During the summer after sophomore year, Rostovtseva did research in Accra, Ghana, on nursery schools in the West African nation. She received funding from the School of Education and Social Policy and Career Service's Summer Internship Grant Program. She taught and consulted at Idea and Ideology, a family-run nursery school in Accra, helping to develop a standardized curriculum with individualized instruction plans.
While in Ghana Rostovtseva looked for ways to connect Idea and Ideology with schools in the States. "I brought back local crafts, such as Kente cloth, glass beads made in the Cedi Bead Factory and woodwork, to Oakton Elementary so that the kids could see and feel things from Africa. I felt that it was important for them to be able to touch things," she says. At the time Oakton was piloting an African-centered curriculum, which, Rostovtseva says, "shows the African American students immediate role models. It shows them that they can do great things."

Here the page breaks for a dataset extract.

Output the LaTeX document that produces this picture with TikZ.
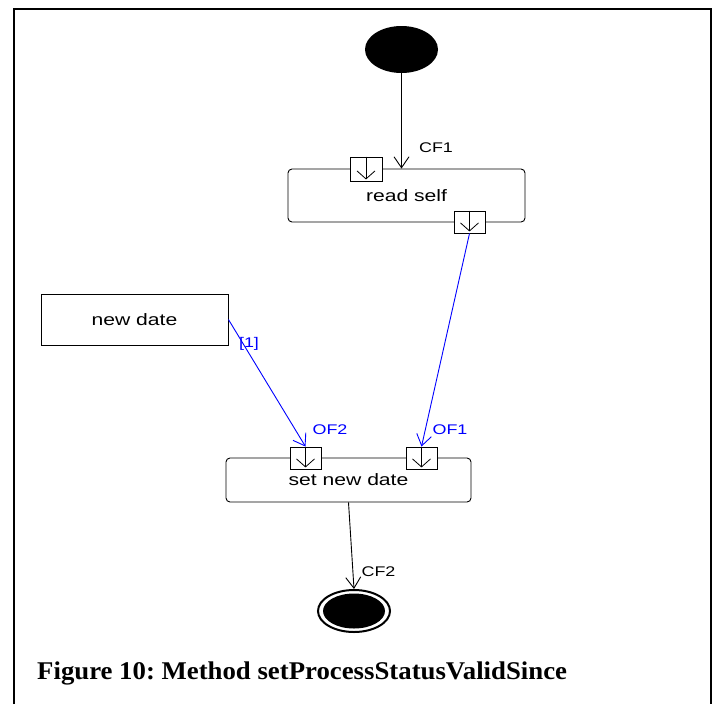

"The curriculum is not only for African American children," she says. "For those without African heritage, it's great to have role models that are African or African American. And the region's history and culture are so fascinating that they capture the attention of all students."
Rostovtseva has studied other cultures as well. Seeing and working with students from all around the globe has allowed Rostovtseva to see the possibilities of different educational practices.
The summer after junior year Rostovtseva, also a Slavic languages and literature major, wrote and implemented a new curriculum to teach conversational English to schoolchildren at a recreational-educational summer camp outside of her hometown of Nizhny Novgorod in Russia. She also spent two quarters during junior year studying European social welfare systems in Ireland. Next year Rostovtseva plans to travel to India to work with a nonprofit educational organization on an American India Foundation Service Corps Fellowship.
"I think it would be fantastic if we developed more collaboration in education, especially across national boundaries," Rostovtseva said in an interview with SESP's News Center.